Makhtar Abdullah, who is a moderator for the 16th Asean Federation of Accountants Conference 2009, said, “The recent economic crisis which evolved around the financial system will further stimulate and hasten growth of Islamic finance as an alternative to the conventional system.”
He said the world is looking for alternatives in the wake of the crisis.
Now, he said, the push for Islamic banking will be faster and in bigger scale, so there will be more acceptance in the global economy.
The crisis, he said, might even be seen as an advantage for the Islamic banking sector as players were not directly affected.
Makhtar said on a global scale, education is still needed to get the knowledge and confidence across on Islamic finance.
“Everybody has to play their roles and Brunei is positively projecting the same image as after four decades of evolution, Islamic finance has a firm footing in developed markets globally,” he said.

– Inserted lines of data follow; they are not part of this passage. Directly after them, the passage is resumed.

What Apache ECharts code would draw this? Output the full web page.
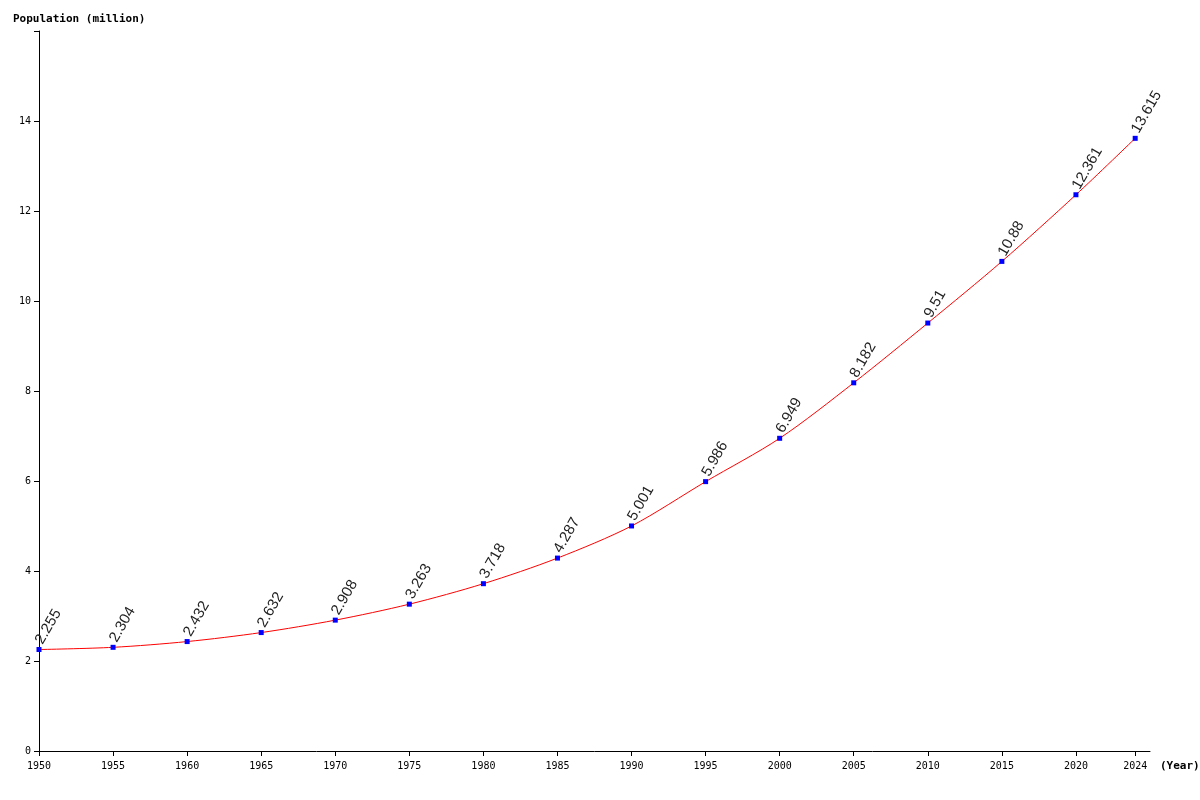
<!DOCTYPE html>
<html><head><meta charset="utf-8">
<script src="https://cdn.jsdelivr.net/npm/echarts@6/dist/echarts.min.js"></script>
<style>html,body{margin:0;padding:0;background:#fff}#c{width:1200px;height:800px}</style>
</head><body><div id="c"></div>
<script>
const years = [1950,1955,1960,1965,1970,1975,1980,1985,1990,1995,2000,2005,2010,2015,2020,2024];
const population = [2.255,2.304,2.432,2.632,2.908,3.263,3.718,4.287,5.001,5.986,6.949,8.182,9.51,10.88,12.361,13.615];
const yTicks = [0,2,4,6,8,10,12,14];
const axisYears = [];
for (let y = 1950; y <= 2025; y++) axisYears.push(String(y));
const shown = new Set(years.map(String));
const chart = echarts.init(document.getElementById('c'));
const mono = 'DejaVu Sans Mono';
chart.setOption({
  animation:false,
  grid:{left:39,right:50,top:31,bottom:49},
  title:{text:'Population (million)',left:8,top:9,textStyle:{fontFamily:mono,fontSize:11,fontWeight:'bold',color:'#000'}},
  graphic:[{type:'text',left:1160,top:761,style:{text:'(Year)',font:'bold 11px "DejaVu Sans Mono"',fill:'#000'}}],
  xAxis:{type:'category',data:axisYears,boundaryGap:false,
    axisLine:{lineStyle:{color:'#000'}},
    axisTick:{interval:(i,v)=>shown.has(v),lineStyle:{color:'#000'},length:5},
    axisLabel:{interval:(i,v)=>shown.has(v),fontFamily:mono,fontSize:10,color:'#000',margin:10}},
  yAxis:{type:'value',min:0,max:16,interval:2,
    axisLine:{show:true,lineStyle:{color:'#000'}},
    axisTick:{show:true,lineStyle:{color:'#000'},length:5},
    splitLine:{show:false},
    axisLabel:{fontFamily:mono,fontSize:10,color:'#000',formatter:v=>yTicks.includes(v)?String(v):''}},
  series:[{type:'line',smooth:0.3,
    data:years.map((y,i)=>[String(y),population[i]]),
    lineStyle:{color:'#ff0000',width:1},
    symbol:'rect',symbolSize:5,itemStyle:{color:'#0000ff'},
    label:{show:true,position:'top',distance:4,rotate:60,align:'left',verticalAlign:'middle',
      fontFamily:'Liberation Sans',fontSize:15,color:'#222',formatter:p=>String(p.value[1])}}]
});
</script></body></html>
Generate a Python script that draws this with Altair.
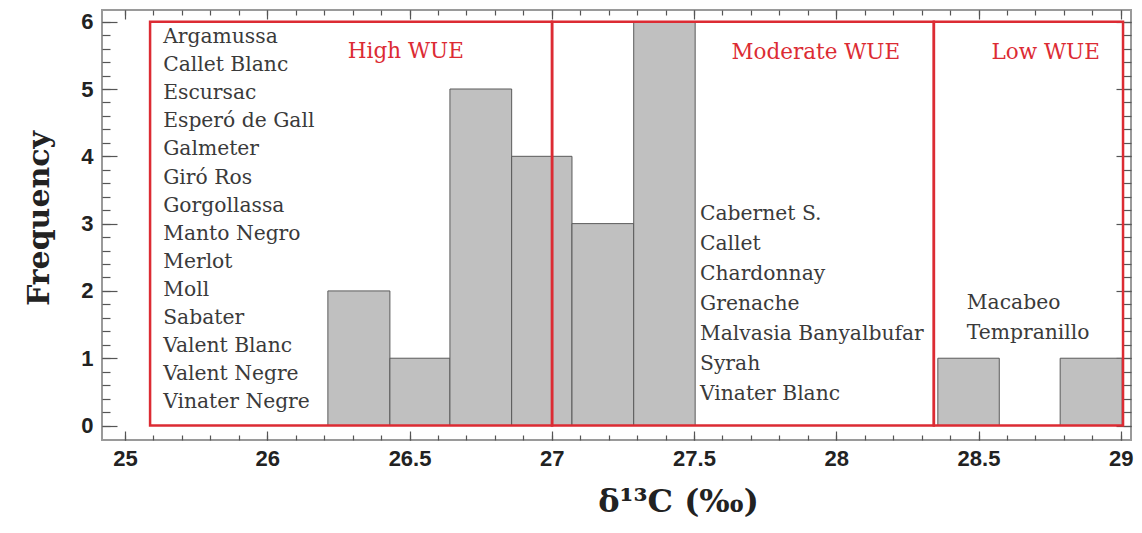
import altair as alt
import pandas as pd

# Histogram bins (δ13C, ‰) and frequencies
bin_start = [26.213, 26.431, 26.642, 26.859, 27.071, 27.288, 28.357, 28.787]
bin_end   = [26.431, 26.642, 26.859, 27.071, 27.288, 27.504, 28.573, 29.005]
counts    = [2, 1, 5, 4, 3, 6, 1, 1]

# WUE classes
region_names = ["High WUE", "Moderate WUE", "Low WUE"]
region_start = [25.588, 27.001, 28.343]
region_end   = [27.001, 28.343, 29.008]
region_label_x = [26.487, 27.928, 28.736]
region_label_y = [5.55, 5.53, 5.53]

high_varieties = ["Argamussa", "Callet Blanc", "Escursac", "Esperó de Gall", "Galmeter",
                  "Giró Ros", "Gorgollassa", "Manto Negro", "Merlot", "Moll", "Sabater",
                  "Valent Blanc", "Valent Negre", "Vinater Negre"]
moderate_varieties = ["Cabernet S.", "Callet", "Chardonnay", "Grenache",
                      "Malvasia Banyalbufar", "Syrah", "Vinater Blanc"]
low_varieties = ["Macabeo", "Tempranillo"]

list_x = [25.634, 27.521, 28.459]
list_y = [5.683, 3.053, 1.731]

# Axis ticks (the leftmost tick is printed as "25" in the original figure)
x_major = [25.5, 26.0, 26.5, 27.0, 27.5, 28.0, 28.5, 29.0]
x_minor = [round(25.5 + 0.1 * i, 1) for i in range(36)]
y_major = [0, 1, 2, 3, 4, 5, 6]
y_minor = [round(0.2 * i, 1) for i in range(31)]

bars = pd.DataFrame({"start": bin_start, "end": bin_end, "count": counts})
regions = pd.DataFrame({"name": region_names, "x0": region_start, "x1": region_end,
                        "lx": region_label_x, "ly": region_label_y})

RED = "#dc2b33"
SERIF = "DejaVu Serif"
xs = alt.Scale(domain=[25.419, 29.036], nice=False, zero=False)
ys = alt.Scale(domain=[-0.215, 6.174], nice=False, zero=False)

tick_col = "#555555"

def xaxis(orient, values, size, labels=False, title=None):
    kw = dict(orient=orient, values=values, tickSize=size, offset=-size, domain=False,
              grid=False, labels=labels, tickColor=tick_col, tickWidth=1.2)
    if labels:
        kw.update(labelExpr="datum.value == 25.5 ? '25' : format(datum.value, '~g')",
                  labelFont="Liberation Sans", labelFontWeight="bold", labelFontSize=22,
                  labelColor="#222222", labelPadding=8, labelOverlap=False, labelBound=False)
    if title:
        kw.update(title=title, titleFont=SERIF, titleFontSize=32,
                  titleFontWeight="bold", titleColor="#222222", titlePadding=17,
                  titleX=576, titleAlign="center")
    else:
        kw.update(title=None)
    return alt.Axis(**kw)

def yaxis(orient, values, size, labels=False, title=None):
    kw = dict(orient=orient, values=values, tickSize=size, offset=-size, domain=False,
              grid=False, labels=labels, tickColor=tick_col, tickWidth=1.2)
    if labels:
        kw.update(labelFont="Liberation Sans", labelFontWeight="bold", labelFontSize=22,
                  labelColor="#222222", labelPadding=9, format="d", labelOverlap=False)
    if title:
        kw.update(title=title, titleFont=SERIF, titleFontSize=30,
                  titleFontWeight="bold", titleColor="#222222", titlePadding=26,
                  titleY=208, titleAlign="center")
    else:
        kw.update(title=None)
    return alt.Axis(**kw)

bar_layer = alt.Chart(bars).mark_rect(fill="#c0c0c0", stroke="#5a5a5a", strokeWidth=1).encode(
    x=alt.X("start:Q", scale=xs, axis=xaxis("bottom", x_major, 9, labels=True, title="δ¹³C (‰)")),
    x2="end:Q",
    y=alt.Y("count:Q", scale=ys, axis=yaxis("left", y_major, 15, labels=True, title="Frequency")),
    y2=alt.datum(0),
)

minor_layer = alt.Chart(bars).mark_point(opacity=0).encode(
    x=alt.X("start:Q", scale=xs, axis=xaxis("bottom", x_minor, 5)),
    y=alt.Y("count:Q", scale=ys, axis=yaxis("left", y_minor, 8)),
)
top_major = alt.Chart(bars).mark_point(opacity=0).encode(
    x=alt.X("start:Q", scale=xs, axis=xaxis("top", x_major, 9)),
    y=alt.Y("count:Q", scale=ys, axis=yaxis("right", y_major, 15)),
)
top_minor = alt.Chart(bars).mark_point(opacity=0).encode(
    x=alt.X("start:Q", scale=xs, axis=xaxis("top", x_minor, 5)),
    y=alt.Y("count:Q", scale=ys, axis=yaxis("right", y_minor, 8)),
)

boxes = alt.Chart(regions).mark_rect(fill=None, stroke=RED, strokeWidth=2.5).encode(
    x=alt.X("x0:Q", scale=xs, axis=None),
    x2="x1:Q",
    y=alt.Y(datum=0, scale=ys, axis=None),
    y2=alt.datum(6),
)

region_titles = alt.Chart(regions).mark_text(
    font=SERIF, fontSize=21.5, color=RED, align="center", baseline="middle"
).encode(
    x=alt.X("lx:Q", scale=xs, axis=None),
    y=alt.Y("ly:Q", scale=ys, axis=None),
    text="name:N",
)

def name_list(names, x, y, lh):
    return alt.Chart(pd.DataFrame({"x": [x], "y": [y]})).mark_text(
        text=names, font=SERIF, fontSize=20.3, color="#3a3a3a",
        align="left", baseline="alphabetic", lineHeight=lh
    ).encode(
        x=alt.X("x:Q", scale=xs, axis=None),
        y=alt.Y("y:Q", scale=ys, axis=None),
    )

lists = (name_list(high_varieties, list_x[0], list_y[0], 28.1)
         + name_list(moderate_varieties, list_x[1], list_y[1], 30)
         + name_list(low_varieties, list_x[2], list_y[2], 30))

chart = alt.layer(
    bar_layer, minor_layer, top_major, top_minor, boxes, region_titles, lists
).resolve_axis(x="independent", y="independent").properties(
    width=1029, height=430,
    autosize=alt.AutoSizeParams(type="none"),
    padding={"left": 94, "top": 2, "right": 3, "bottom": 85},
    background="white",
).configure_view(stroke="#9a9a9a", strokeWidth=2)

chart.save("out.html", embed_options={"renderer": "svg", "actions": False})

Makhtar said the main feature of Islamic banking is that the foundation isn’t so much on liability and borrowing but more on the sharing of risks.
“It would be beneficial because customers would have a say in what they want and transactions would be more transparent as whatever business leads the financial institution wants to get involved. There will be more disclosure involved so it makes more sense to everyone,” he said.
In Brunei, Islamic finance has a good and positive image and the establishment of his group is part of the image Brunei is projecting.
“As people involved in Islamic banking work more with other global players their knowledge increases and (they) become more well trained with the proper infrastructure to accompany that,” he said.